Teach Aspects instead of Tense Combinations

It’s all too easy for students to confuse one tense with another.  Twelve tenses (depending on how you count them) is a lot to keep track of when each has its own rules for form and usage.  I imagine by the time they learn the sixth tense, some of the students are already thinking, “What? Another one?  How many of these do we have to learn?”  Then remembering the difference between one tense and another can be tricky if it’s been a while since you studied one of them.  And even when they remember how and why to use a given tense, they might forget what it was called, so asking them to recall the rules of a tense might result in blank stares.

How about this: instead of teaching each tense separately, teach aspects.  Once students are clear on the differences between past, present, and future, teach the continuous aspect, then teach the perfect aspect.  After that, each time students need to determine a tense, they only have to ask three questions:

  1. Is the focus on the past, present, or future?

  2. Is it perfect or not?

  3. Is it continuous/progressive or not?

(with the understanding that the 2nd and 3rd questions should be asked independently of one another; the answer to one should not affect the answer to another)

Now, I’m an analytical person; I like to break things down into different components, then see how they can fit together again.  In my mind, I build a verb string from scratch instead of choosing one of the predefined tenses and plugging in the main verb.  However, I recognize that not everyone thinks this way.  You can’t really just teach the aspects to elementary or pre-intermediate students, then step back and expect them to form all twelve tenses without much difficulty.

But what you can do is draw attention to the aspects as you learn a tense.  For example, what make a present continuous verb, well, continuous?*  Downplay the present feature (once students have grasped that) and ask what the difference is between continuous and non-continuous (simple).  (This is why it’s great that some books have units just form comparing two similar tenses.)  Have that be the big take-away.  Later, when study past continuous, review what it means to be continuous.  Then take a past simple verb and make it continuous.  Or take a present continuous verb and make it past.  Making adjustments to what students can already do is less daunting than approaching a new tense from scratch.

Do the same with the perfect aspect* when you teach present perfect.  Once they understand how present perfect works, it’s a very small step to use past perfect (or future perfect, for that matter, although it’s less frequent).

Then imagine teaching the present perfect continuous tense.  It’s considered a more advanced topic, but at an early intermediate level, learners should already be familiar with present, with perfect, and with continuous.  Simply put them together (we’ll do a video on this later) instead of considering the tense as something entirely new.
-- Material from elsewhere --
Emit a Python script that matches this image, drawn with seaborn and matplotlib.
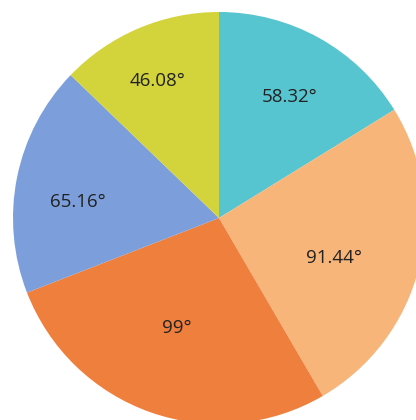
import numpy as np
import matplotlib
matplotlib.use("Agg")
import matplotlib.pyplot as plt
import seaborn as sns

# Sector angles in degrees, clockwise from 12 o'clock
angles = [58.32, 91.44, 99, 65.16, 46.08]
labels = ["58.32°", "91.44°", "99°", "65.16°", "46.08°"]
colors = ["#57C5CF", "#F8B57A", "#EF7F3D", "#7C9FDB", "#D3D43C"]
# label placement: distance from centre (fraction of radius) and angular nudge
label_radius = [0.68, 0.59, 0.57, 0.69, 0.73]
label_nudge = [-1.2, -5.3, -1.6, 4.9, 1.2]

sns.set_theme(style="white")
plt.rcParams["font.family"] = ["Open Sans", "DejaVu Sans"]

fig = plt.figure(figsize=(4.16, 4.20), dpi=100)
fig.patch.set_facecolor("white")
ax = fig.add_axes([13 / 416, -4 / 420, 412 / 416, 412 / 420])

wedges, _ = ax.pie(angles, colors=colors, startangle=90, counterclock=False,
                   radius=1.0, wedgeprops=dict(linewidth=0))

cum = np.cumsum([0] + angles[:-1])
for val, start, txt, r, d in zip(angles, cum, labels, label_radius, label_nudge):
    mid = np.deg2rad(90 - start - val / 2 + d)
    ax.text(r * np.cos(mid), r * np.sin(mid), txt, ha="center", va="center",
            fontsize=13.5, color="#222222")

ax.set_xlim(-1, 1)
ax.set_ylim(-1, 1)
ax.set_aspect("equal")
ax.axis("off")

fig.savefig("out.png", dpi=100, facecolor="white")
It’s like non-overlapping descriptors of almost anything.  Consider a building for instance.  Is it residential, commercial, or public?  Is it large or small?  Does it have a modern design or a more traditional one?  Once you understand each of these three factors, you don’t need to explore every combination.  If you see a large modern residential building for the first time, you’re not confused by it, and you don’t need to spend a lot of time understanding it.  You know what it is because you’ve seen large traditional residential buildings and large modern commercial buildings in the past.

Anyway, I’m not suggesting you do a unit on the perfect aspect independent from tense.  I’m just saying that when you study a perfect tense, connect it with other perfect tenses you studied in the past, and generalize the perfect aspect enough to connect it with more perfect tenses you’ll study later.  Same with continuous.

When you take a step back from the specifics so that students can see the pattern, they can more easily comprehend the next tenses you present, and they’re more likely to remember one tense from another.

Continuous (or progressive) tells us that the verb is ongoing or that it is active in the moment.  Perfect tells us how a verb started earlier affects the situation of the moment.